Now the comment that I want to make on today’s Little Lesson, is that Jesus took it for granted that his followers would of course be giving to the poor. That goes without saying. That’s a no brainer. The thing that Jesus was concerned about is when you give to the poor. When you give to the poor, he assumes you’re going to give to the poor, if you’re his follower. Don’t do it to be seen by men, your motivation shouldn’t be love of self, it should be love of neighbor, love of God.
And here’s the great tragedy, many Christians give to their churches, and of course they know their church might have a benevolence fund that takes care of wealthy people who meet on semi-hard times, it could be said. But they’re not poor by biblical standards.
Here’s the tragedy: so few Christians are in touch with this part of God’s expectations for them. To care for the biblically poor people. Those without food, or covering. The desperately downtrodden and poor. Christians ought to be deeply involved with serving those kinds of people, and working in those kinds of impoverished situations. And so many of them are completely out of touch with that.

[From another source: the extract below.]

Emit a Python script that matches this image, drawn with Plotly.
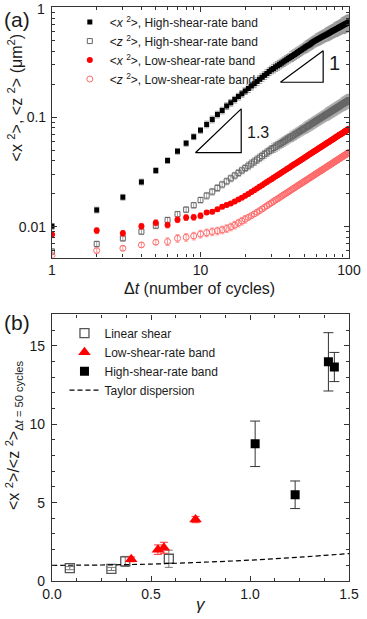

I guess I, I’m sure God shows us some mercy in this regard, because we’re living in Disney World. Those of us who live in Western countries, that are so prosperous, and there really aren’t any poor people at all, for the most part. I know there’s exceptions to that rule. But I’ve had the privilege of traveling in a lot of the rest of the world over the years, 80 some countries, mostly developing countries, and I’ve got a little different perspective on what poverty really looks like. And it’s people who are desperately, desperately, desperately poor. That’s why I started a ministry called Heaven’s Family, and that’s a major part of what we try to do, is connect people who have resources with the desperately poor, those who Jesus referred to as “the least of these.”
All right, so, not if you give to the poor, when you give to the poor. So to answer our question at the beginning of today’s Little Lesson, “should every Christian be giving to the poor?” Yes. Unequivocally, yes. All right, thanks so much for joining me. God bless you.